Узкий переход в здание МХАТа был замурован всегда запертой дверью, и Вениамин Захарович Радомысленский, ректор Школы-студии, знакомя вновь поступивших студентов с внутренним распорядком студии, говорил об этой двери и о том, что за нею, понизив голос до шепота: «Друзья мои, это место — священно». Конечно же, священно — ведь здесь ходили Станиславский, Немирович-Данченко, Булгаков, ведь за этой дверью — великий МХАТ, лучший театр на свете!

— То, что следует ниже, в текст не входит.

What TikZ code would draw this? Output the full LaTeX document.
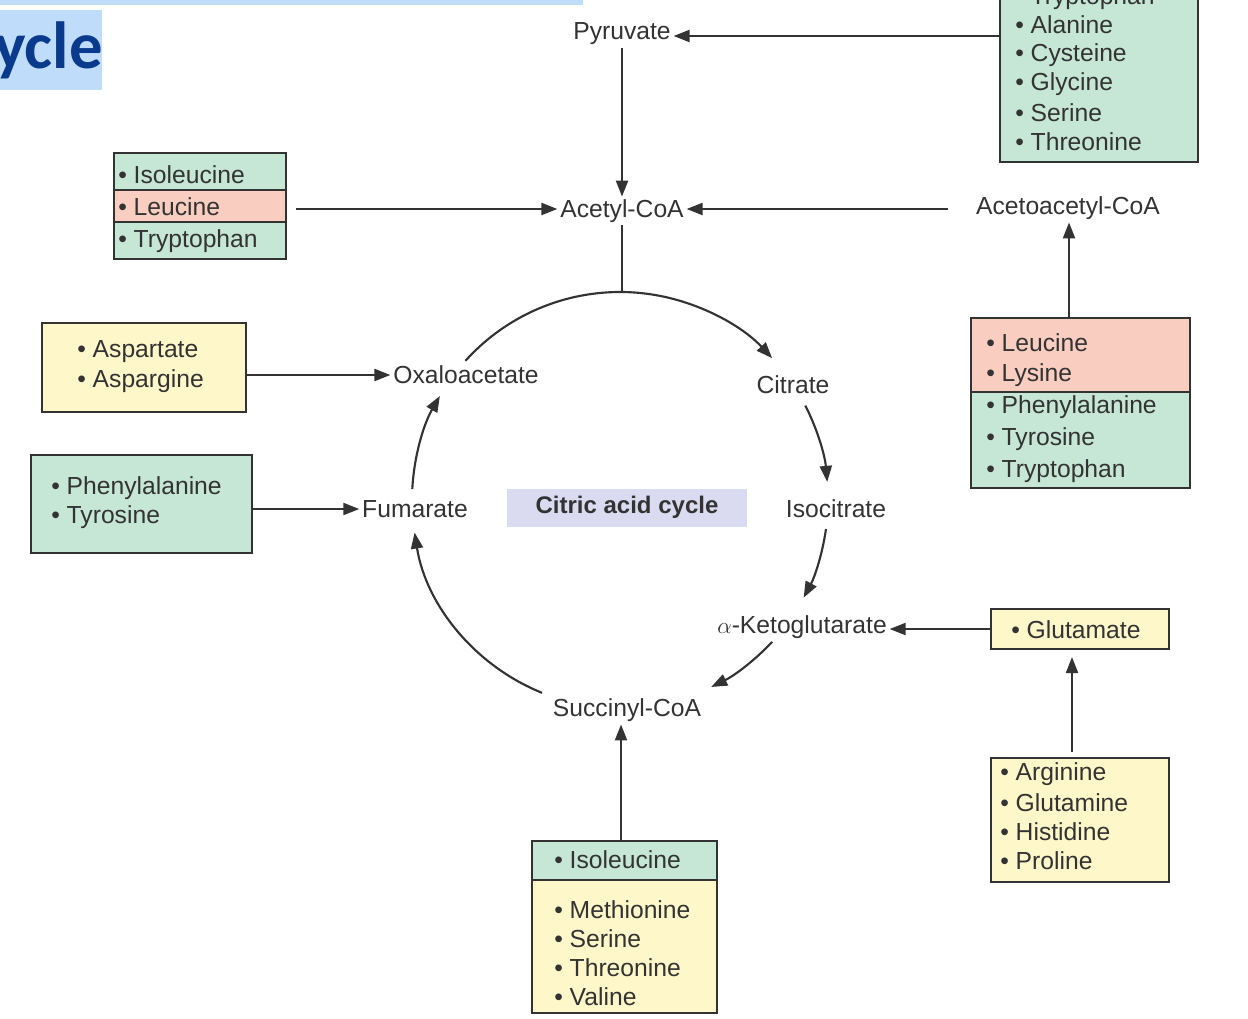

«Старое здание МХАТа согрето для меня дыханием, жизнью тех, кого я никогда не видела, но мне кажется, что я их не только видела, но пребывала вместе с ними и любила их, — напишет потом Татьяна Доронина в своей книге. — Когда я открывала тяжелую железную дверь, ведущую на сцену, я старалась делать это осторожно и бережно. Эту дверь открывали Станиславский, Хмелев, Булгаков и еще многие неповторимые, прекрасные, с живой душой и пониманием своего человеческого, гражданского и профессионального долга. Они волновались, трепетали, боялись и радовались. Овации зрительного зала были для них привычны и каждый раз «внове»… Для меня старое здание было не зданием «вообще», а единственным и единственно возможным местом, где всегда будет тот МХАТ, который «лучше всех театров в мире».
Школа-студия МХАТ — знаменитое учебное заведение, существующее на базе не менее знаменитого театра.
На всю жизнь Тане запомнилось первое занятие с Вершиловым. Он не любил много говорить «по поводу», предпочитая сразу «брать быка за рога», и потому начал с простого и конкретного задания: попросил студентов придумать маленький этюд на любую тему, желательно без слов, и показать его. Для некоторых это не представило затруднения. Например, Володя Поболь легко взял несуществующее весло, сел в несуществующую лодку, легко взмахнул «веслом» и «поплыл» по несуществующей реке, любуясь несуществующей рекой. Миша Козаков взял несуществующий стул, «снял с себя» несуществующий пиджак и стал долго и старательно его вешать на «спинку стула». А вот у Тани ничего не получалось. Она что-то долго перебирала руками, потом объяснила: «Это я цветы на стол ставлю». «А, — сказал Борис Ильич, — теперь все понятно».
Сколько ни занимались этюдами, она так их и не освоила. Не придумывались темы, не получалось изобразить то, что наконец придумала, каждый раз выходила с ужасом в центр аудитории и ждала только одного — когда же Вершилов скажет: «Довольно». Несуществующие предметы так и оставались для нее несуществующими. Легче стало, когда пошли этюды «на состояние». Почему-то они оказались понятнее, может быть, потому что тут уже требовалось «подключать себя». Так, в одном из этюдов требовалось показать, как в больнице она ждет результата операции. Оперируют кого-то близкого, поэтому страшно. Страшно так, что хочется метаться из угла в угол, но метаться нельзя, шуметь нельзя — это ведь больница. Можно только ждать и прислушиваться, пытаясь понять, что происходит за дверью операционной, что ждет ее в результате: радость или горе. Наконец открывается дверь, и она ступает навстречу то ли счастью, то ли отчаянью. Однажды на занятия по этюдам заглянул И. М. Раевский, руководитель курса. Увидев этот «больничный» этюд Дорониной, он долго молчал, потом сказал: «А это… серьезно».
А вот Вершилов ее не хвалил. Он вообще хвалил кого-либо редко. Когда ему что-то нравилось, ученики угадывали это по выражению его лица: глаза у него становились влажными, он краснел и быстро доставал платок.
Еще одним любимым педагогом всех студийцев был Александр Сергеевич Поль, преподаватель западной литературы. Он открывал дверь, большой тяжелый портфель летел по воздуху и плюхался на стол, педагог входил энергичным шагом, бросал веселый взгляд на студентов и говорил что-нибудь необыкновенное, словно продолжая только что сказанную фразу: «То солнце, что зажгло мне грудь любовью, открыло мне прекрасной правды лик!»